Day Trip: Visiting the Brooklyn Children’s Museum

BY  |  Monday, Jan 02, 2012 7:30am  |  COMMENTS (0)

Like many residents of Baristaville, my wife and I moved to NJ from NYC because Essex County seemed to have more to offer our then-future son. We often forget that there are top-notch kiddie attractions back on the other side of the Hudson, which made our recent trip to the Brooklyn Children’s Museum a solid reminder that even a kid too young to take in visual art or live theater can find a great cultural attraction in New York.

To get to the BCM, you just go through the Holland Tunnel, across Canal Street, over the Manhattan Bridge, down Flatbush Ave, across Atlantic Ave, and make a right on Brooklyn Ave. (Or you can get directions at the BCM website; beware the auto-play music when the site’s main page opens, though.)

Once there, the surprisingly low admission (currently $7.50 per person, with many ways to get in for free, like an ACM membership) gave our family full access to two floors of exhibits that put a Brooklyn spin on many of the standard children’s-museum tropes.
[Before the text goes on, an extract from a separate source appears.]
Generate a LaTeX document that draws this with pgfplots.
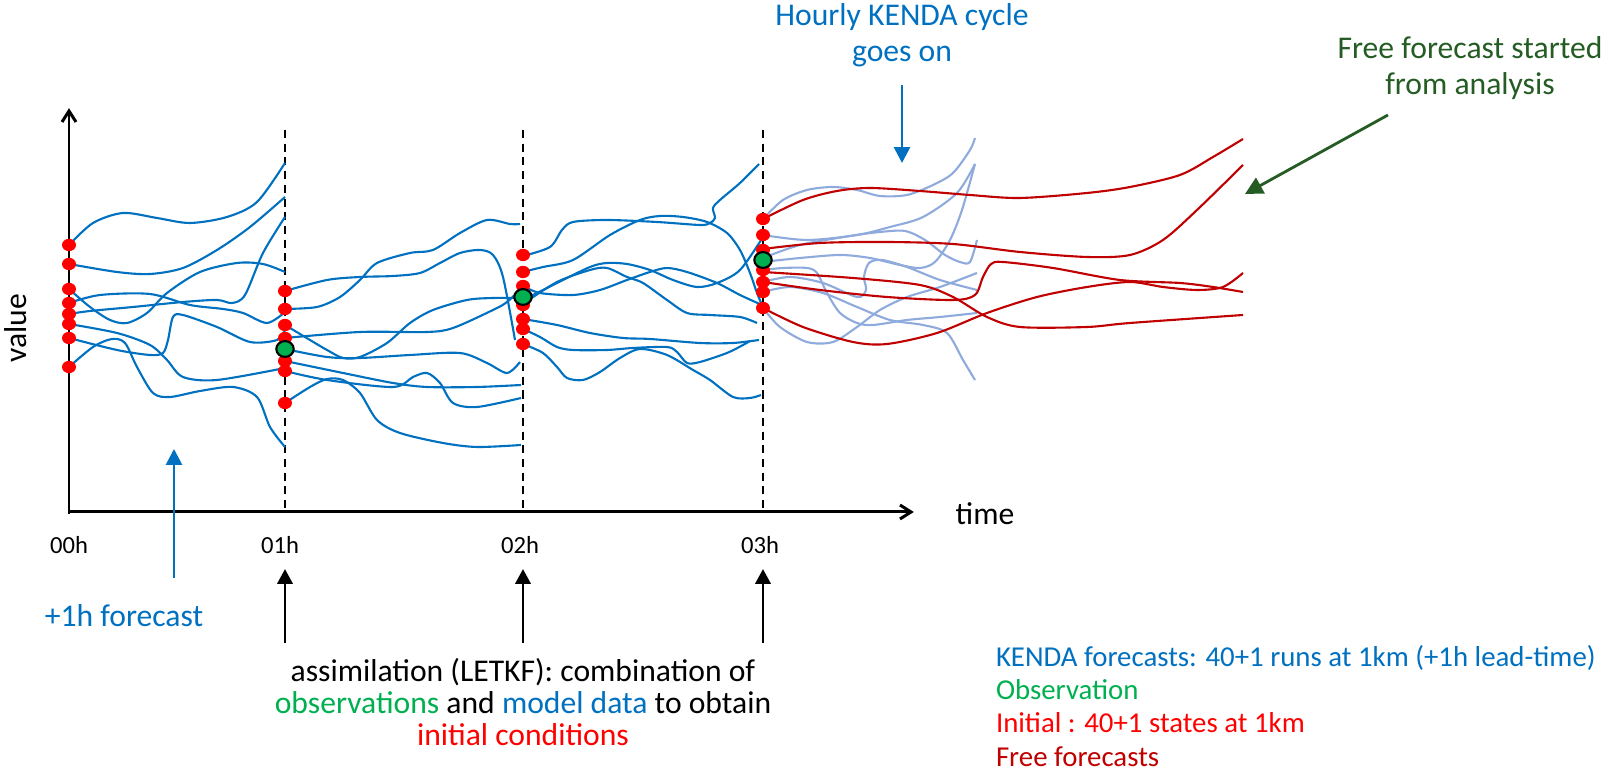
\documentclass[border=0pt]{standalone}
\usepackage{pgfplots}
\pgfplotsset{compat=1.18}
\usepackage{fontspec}
\setmainfont{Carlito}
\usetikzlibrary{arrows.meta}

\definecolor{kblue}{RGB}{0,112,192}
\definecolor{lblue}{RGB}{143,170,220}
\definecolor{fred}{RGB}{192,0,0}
\definecolor{rdot}{RGB}{255,0,0}
\definecolor{gobs}{RGB}{0,176,80}
\definecolor{dgreen}{RGB}{36,92,36}

\newcommand\fA{\fontsize{9}{10.5}\selectfont}
\newcommand\fT{\fontsize{7}{8}\selectfont}
\newcommand\fL{\fontsize{8.2}{9.4}\selectfont}

\begin{document}
\begin{tikzpicture}[every node/.style={inner sep=0pt, outer sep=0pt}]
\begin{axis}[
  width=16.18cm, height=7.74cm, scale only axis,
  xmin=0, xmax=1618, ymin=0, ymax=774, y dir=reverse,
  hide axis, clip=false,
  kenda/.style={kblue, smooth, line width=0.6pt, no markers},
  pale/.style={lblue, smooth, line width=0.6pt, no markers},
  free/.style={fred, smooth, line width=0.6pt, no markers},
]
% whole canvas
\path (axis cs:0,0) rectangle (axis cs:1618,774);
% time axis and value axis
\draw[line width=0.85pt] (axis cs:69,514) -- (axis cs:69,111);
\draw[line width=0.85pt] (axis cs:68,512) -- (axis cs:911,512);
\draw[line width=0.85pt] (axis cs:62,122) -- (axis cs:69,111) -- (axis cs:76,122);
\draw[line width=0.85pt] (axis cs:900,505) -- (axis cs:911,512) -- (axis cs:900,519);
% analysis times
\pgfplotsinvokeforeach{285,523,763}{
  \draw[line width=0.6pt, dash pattern=on 2.3pt off 1.6pt] (axis cs:#1,130) -- (axis cs:#1,511);
}

% 00h -> 01h
\addplot[kenda] coordinates {(69,245) (93,223) (123,213) (157,218) (190,223) (227,217) (257,202) (285,163)};
\addplot[kenda] coordinates {(69,264) (117,272) (150,274) (183,268) (217,250) (250,227) (285,197)};
\addplot[kenda] coordinates {(69,314) (90,311) (133,307) (183,302) (217,300) (232,303) (245,295) (263,253) (285,217)};
\addplot[kenda] coordinates {(69,289) (90,307) (110,320) (127,323) (147,313) (167,293) (200,272) (237,263) (263,264) (285,272)};
\addplot[kenda] coordinates {(69,303) (100,295) (150,294) (190,305) (223,309) (243,313) (267,323) (285,312)};
\addplot[kenda] coordinates {(69,324) (117,333) (150,345) (167,360) (183,377) (217,380) (285,368)};
\addplot[kenda] coordinates {(69,338) (117,350) (150,355) (163,353) (168,340) (173,317) (183,315) (217,327) (250,342) (277,340) (285,330)};
\addplot[kenda] coordinates {(69,367) (93,347) (112,339) (125,343) (137,367) (153,393) (170,397) (200,391) (233,387) (257,397) (270,427) (285,447)};

% 01h -> 02h
\addplot[kenda] coordinates {(285,291) (327,280) (360,277) (393,276) (420,273) (440,263) (460,253) (480,250) (493,255) (503,277) (515,340)};
\addplot[kenda] coordinates {(285,309) (317,307) (340,297) (360,280) (377,263) (410,253) (433,250) (460,233) (487,220) (510,224) (520,224)};
\addplot[kenda] coordinates {(285,325) (310,340) (327,350) (343,358) (360,357) (387,343) (410,323) (433,310) (467,300) (493,298) (523,298)};
\addplot[kenda] coordinates {(285,338) (360,332) (427,332) (453,328) (493,310) (507,302) (523,287)};
\addplot[kenda] coordinates {(285,349) (327,357) (360,358) (410,355) (460,353) (487,363) (507,373) (520,362)};
\addplot[kenda] coordinates {(285,361) (343,373) (393,383) (427,387) (477,387) (521,385)};
\addplot[kenda] coordinates {(285,371) (327,380) (393,387) (413,377) (427,373) (440,383) (453,403) (477,407) (521,398)};
\addplot[kenda] coordinates {(285,403) (310,387) (327,379) (343,380) (360,393) (377,420) (400,433) (443,443) (477,447) (521,445)};

% 02h -> 03h
\addplot[kenda] coordinates {(523,256) (550,247) (562,230) (573,222) (607,220) (657,222) (700,225) (710,223) (715,218) (713,208) (720,200) (740,183) (759,164)};
\addplot[kenda] coordinates {(523,272) (543,267) (573,260) (610,235) (640,220) (660,216) (683,217) (707,222) (727,233) (740,250) (750,273) (757,293) (762,305)};
\addplot[kenda] coordinates {(523,286) (540,293) (573,295) (600,290) (627,280) (650,272) (667,268) (687,272) (717,283) (740,295) (762,305)};
\addplot[kenda] coordinates {(523,300) (557,283) (590,267) (607,263) (627,264) (650,270) (673,280) (697,287) (717,283) (740,270) (763,237)};
\addplot[kenda] coordinates {(523,304) (557,282) (590,270) (607,268) (627,277) (643,283) (667,300) (687,313) (710,315) (740,317) (757,323)};
\addplot[kenda] coordinates {(523,319) (557,325) (590,333) (623,338) (650,339) (700,343) (733,343) (759,340)};
\addplot[kenda] coordinates {(523,329) (540,337) (557,347) (573,350) (607,350) (633,348) (667,347) (677,352) (687,363) (700,362) (727,353) (743,345) (750,341)};
\addplot[kenda] coordinates {(523,344) (543,353) (557,367) (567,378) (583,380) (600,372) (620,358) (640,349) (667,355) (693,370) (710,380) (733,397) (750,398) (761,395)};

% 03h -> : KENDA cycle goes on
\addplot[pale] coordinates {(763,219) (783,200) (807,190) (833,187) (857,190) (880,196) (907,195) (933,185) (953,173) (970,150) (975,138)};
\addplot[pale] coordinates {(763,235) (807,240) (857,235) (890,227) (923,217) (957,193) (975,164)};
\addplot[pale] coordinates {(763,258) (800,245) (850,236) (880,232) (905,231) (925,240) (945,255) (960,262) (970,262) (977,240)};
\addplot[pale] coordinates {(763,262) (800,258) (840,255) (870,258) (900,265) (920,268) (935,262) (950,240) (962,210) (975,164)};
\addplot[pale] coordinates {(763,270) (783,268) (807,268) (817,273) (827,293) (840,313) (857,323) (873,325) (907,320) (940,317) (977,313)};
\addplot[pale] coordinates {(763,282) (790,277) (823,283) (857,297) (866,290) (864,277) (869,263) (882,260) (907,267) (940,280) (977,290)};
\addplot[pale] coordinates {(763,292) (790,287) (823,293) (857,307) (890,320) (923,325) (947,333) (963,360) (975,380)};
\addplot[pale] coordinates {(763,308) (780,327) (807,342) (833,342) (857,327) (880,310) (907,297) (940,287) (977,273)};

% free forecasts
\addplot[free] coordinates {(763,219) (803,200) (837,191) (870,188) (920,191) (970,195) (1020,198) (1087,193) (1130,187) (1180,175) (1213,157) (1243,139)};
\addplot[free] coordinates {(763,249) (820,243) (887,242) (953,244) (1020,252) (1087,257) (1130,255) (1163,240) (1197,210) (1243,165)};
\addplot[free] coordinates {(763,272) (853,278) (920,285) (953,297) (987,317) (1020,327) (1087,327) (1130,323) (1243,315)};
\addplot[free] coordinates {(763,282) (820,290) (887,297) (953,300) (975,295) (983,277) (991,264) (1003,262) (1053,268) (1120,280) (1180,283) (1213,287) (1243,292)};
\addplot[free] coordinates {(763,308) (803,327) (853,342) (887,344) (937,333) (987,313) (1037,297) (1087,287) (1130,282) (1163,287) (1197,290) (1223,287) (1243,273)};

% initial states
\addplot[only marks, mark=*, mark size=1.55pt, rdot, mark options={xscale=1.15}] coordinates {
 (69,245) (69,264) (69,289) (69,303) (69,314) (69,324) (69,338) (69,367)
 (285,291) (285,309) (285,325) (285,338) (285,352) (285,361) (285,371) (285,403)
 (523,255) (523,272) (523,286) (523,300) (523,305) (523,319) (523,329) (523,344)
 (763,219) (763,235) (763,250) (763,263) (763,270) (763,282) (763,292) (763,308)};
% observations
\addplot[only marks, mark=*, mark size=2.25pt, fill=gobs, draw=black, line width=0.6pt, mark options={xscale=1.1}] coordinates {
 (285,349) (523,297) (763,260)};

% labels on the axes
\node[font=\fA, rotate=90] at (axis cs:16,328) {value};
\node[font=\fA, anchor=base] at (axis cs:985,525) {time};
\node[font=\fT, anchor=base] at (axis cs:69,554) {00h};
\node[font=\fT, anchor=base] at (axis cs:280,554) {01h};
\node[font=\fT, anchor=base] at (axis cs:520,554) {02h};
\node[font=\fT, anchor=base] at (axis cs:760,554) {03h};

% +1h forecast
\draw[kblue, line width=0.8pt, -{Triangle[length=4.5pt,width=4.5pt]}] (axis cs:174,578) -- (axis cs:174,449);
\node[font=\fA, text=kblue, anchor=base] at (axis cs:124,627) {+1h forecast};

% assimilation
\pgfplotsinvokeforeach{285,523,763}{
  \draw[line width=0.8pt, -{Triangle[length=4.2pt,width=4.3pt]}] (axis cs:#1,643) -- (axis cs:#1,569);
}
\node[font=\fA, anchor=base] at (axis cs:523,682) {assimilation (LETKF): combination of};
\node[font=\fA, anchor=base] at (axis cs:523,714) {\textcolor{gobs}{observations} and \textcolor{kblue}{model data} to obtain};
\node[font=\fA, anchor=base, text=rdot] at (axis cs:523,746) {initial conditions};

% hourly cycle
\node[font=\fA, anchor=base, text=kblue] at (axis cs:902,26) {Hourly KENDA cycle};
\node[font=\fA, anchor=base, text=kblue] at (axis cs:902,62) {goes on};
\draw[kblue, line width=0.8pt, -{Triangle[length=4.5pt,width=4.5pt]}] (axis cs:902,85) -- (axis cs:902,163);

% free forecast
\node[font=\fA, anchor=base, text=dgreen] at (axis cs:1470,59) {Free forecast started};
\node[font=\fA, anchor=base, text=dgreen] at (axis cs:1470,95) {from analysis};
\draw[dgreen, line width=0.8pt, -{Triangle[length=5pt,width=5pt]}] (axis cs:1388,115) -- (axis cs:1245,194);

% key
\node[font=\fL, anchor=base west, text=kblue] at (axis cs:996,667) {KENDA forecasts: 40+1 runs at 1km (+1h lead-time)};
\node[font=\fL, anchor=base west, text=gobs] at (axis cs:996,700) {Observation};
\node[font=\fL, anchor=base west, text=rdot] at (axis cs:996,733) {Initial : 40+1 states at 1km};
\node[font=\fL, anchor=base west, text=fred] at (axis cs:996,767) {Free forecasts};
\end{axis}
\end{tikzpicture}
\end{document}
In the World Brooklyn section, the grocery play spaces are keyed to the borough’s many ethnic neighborhoods, and Neighborhood Nature features locally resident plants and animals. Kids can learn about Mexican baking traditions, Chinese New Year, hearty marine life, and more.

Our son went nuts for the MTA bus he could “drive” and the cork-filled “nature dig,” and even the more sophisticated exhibits featured crawl-able tunnels and low-set observations windows that caught his 2-year-old attention.

But nothing prepared him for Totally Tots, a sub-section of the BCM that should make it a must-visit attraction for parents of younger kids. This sizable area is reserved for 5 and under only, and features a room of water games, musical instruments, a low-set sandbox (featuring blue sand that’s easy to ID on skin and clothes!), a reading nook, an art room, and lots more to safely engage little ones. I’m pretty sure my son would still be playing with the trucks in the sandbox if we hadn’t dragged him away.

The museum also includes a cafe, a theater, and a calendar full of events…none of which we even got to in our hour and a half visit. The museum’s setup made it so easy and appealing for kids to focus on individual exhibits for a while (rather than flitting from spot to spot), that you’re unlikely to do a full A to Z in one visit.